Brick. (2005) Rian Johnson


Brick is just plain fun. That's the easiest way to sum it up. I watched it twice with the subtitles on, and simply soaked into its classic noir language.

It's a hardboiled detective story set in a California high school. It's like Dashiell Hammett writing a script for the unknowable teens of Twin Peaks. There's a Bogart figure in Joseph Gordon-Levitt, who's been contacted by his ex who needs help. She's the "girl in distress," and represents well for the genre. There's also the femme fatale, the thug, the hired gun, and the Kingpin. These are the slum-like characters who operate in their underworld, in the day to day dealings of heroin in the streets. Of course, this is high school, and this is a murder mystery, so we also have the vice-principal and the cops to watch out for. But they're never in the picture too long -- the thrilling detective beats them to the scene every time.
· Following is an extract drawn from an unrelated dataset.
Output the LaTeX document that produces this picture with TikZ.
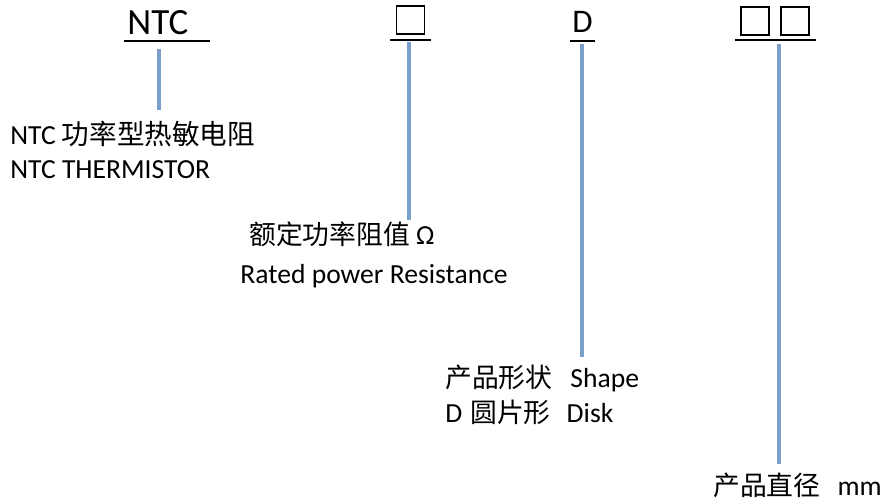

The language of noir is so perfect in Brick. I just sat back in moments and let it soak into me. It's like listening to Shakespeare, it's a language all its own. It's foreign to us but there's a twist off the tongue that ignites like poetic kindling.

Brick felt a lot like Memento to me. It was fun, it was fresh --it wasn't necessarily new, but it was new in its approach to the style. It took Rian Johnson something like six long years after film school to get enough attention to his script for it to be made into a movie. Hats off to him. He had an idea, he wrote it down, he believed in it --it was worth believing in -- and he had a heck of an adventure in his directorial debut.

I've got his second film, The Brothers Bloom, lined up in my queue. I can't wait to see the direction he went next.